You can watch Blue Origin’s historic first space flight on its New Shepard rocket and see Jeff Bezos and crew cross the Kármán line in the following video:
The capsule carried Bezos, his brother Mark, 82-year-old aviation pioneer Wally Funk, and 18-year-old Dutch physics student Oliver Daemen 66.5 miles (107 kilometers) above Earth, then came down for a parachute-aided, dust-raising landing in the West Texas scrublands. The rocket returned safely as well, landing vertically at its designated landing zone. Its descent was marked by a deafening sonic boom, as well as raucous cheers from Blue Origin employees who were watching the flight.
It took just over ten minutes from liftoff to landing for all of this to happen. For the four passengers, however, it was undoubtedly a once-in-a-lifetime experience.
“I’m so excited. I can’t wait to see what it’s going to be like,” Bezos told NBC’s TODAY on Monday (July 19). “People say they go into space and they come back changed. Astronauts always talk about that, whether it’s the thin limb of the Earth’s atmosphere and seeing how fragile the planet is, that it’s just one planet. So I can’t wait to see what it’s gonna do to me.”
Bezos became the second billionaire to reach space in less than two weeks. Richard Branson, the founder of the Virgin Group, flew on the first fully crewed flight of the VSS Unity space plane on July 11, which is operated by Virgin Galactic, Blue Origin’s main competitor in the suborbital space tourism business.

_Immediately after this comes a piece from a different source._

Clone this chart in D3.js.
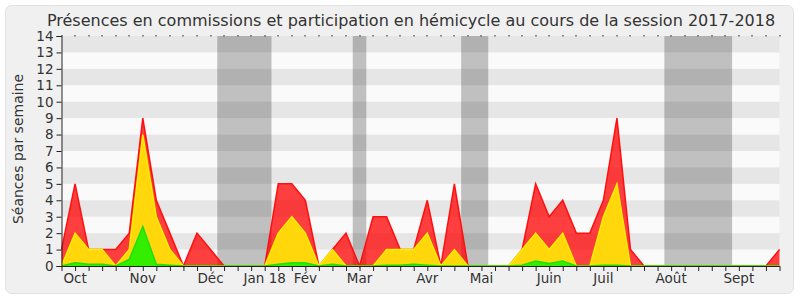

Blue Origin was founded by Jeff Bezos in September 2000, six years after he founded Amazon. For a decade, the spaceflight company operated quietly, mainly hidden from the public.
Blue Origin changed that in 2010, when it was awarded a contract by NASA’s Commercial Crew Program, which aimed to encourage the development of private American astronaut taxis to replace the space shuttle, which was about to be retired. The company snagged another contract the next year but didn’t land the big deal; NASA announced in 2014 that it had chosen SpaceX and Boeing’s vehicles, the Crew Dragon and CST-100 Starliner, respectively.
Blue Origin continued to develop its own vehicles, such as New Shepard, which is designed to transport people and payloads to suborbital space on short trips. The 59-foot-tall (18-meter) craft is named after NASA astronaut Alan Shepard, whose suborbital mission on May 5, 1961, was the first crewed spaceflight in the United States.